Cllr Armstrong, who also chairs the Dunmow Town Team, said several businesses had been penalised for exercising their lawful right to load and unload near their shops.

He said the general understanding was that shops are allowed 10 minutes to load and unload but if they went into the 11th minute they were fined.

Photographer David Perry, of Lipson Photography whose studio overlooks a car park said: “I see traffic wardens waiting for up to 15 minutes for someone’s parking ticket to run out – even if expires five minutes before parking becomes free at 5pm.

He said: “I see them skulking around. You will go away and do something and when you come back, there are still there, waiting. The irony is that they park their vans where you need a permit and they don’t have one. We did think of clamping them.”

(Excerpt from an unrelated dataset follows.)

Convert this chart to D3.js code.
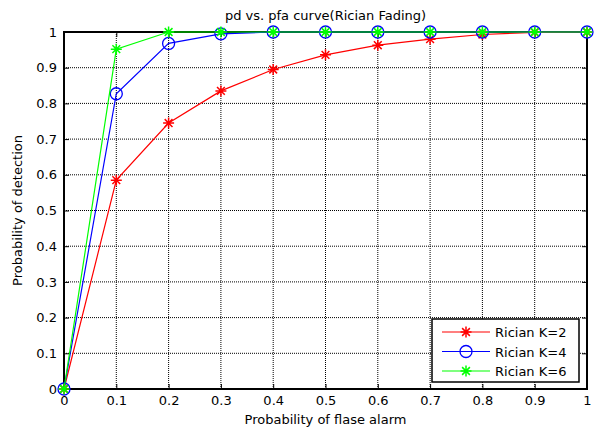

A spokesman for North Essex Parking Partnership said: “Officers are instructed to observe a goods vehicle for 10 minutes and a private vehicle for five minutes to see if there are signs of active loading and unloading.

“We have no evidence that, officers are waiting in car parks to catch motorists.

“They are instructed to allow a five-minute grace period, in the event that a driver returns late to their vehicle or needs to find change.” They also allow a 10-minute grace period after the expiry of a Pay and Display ticket, as this is stipulated in law.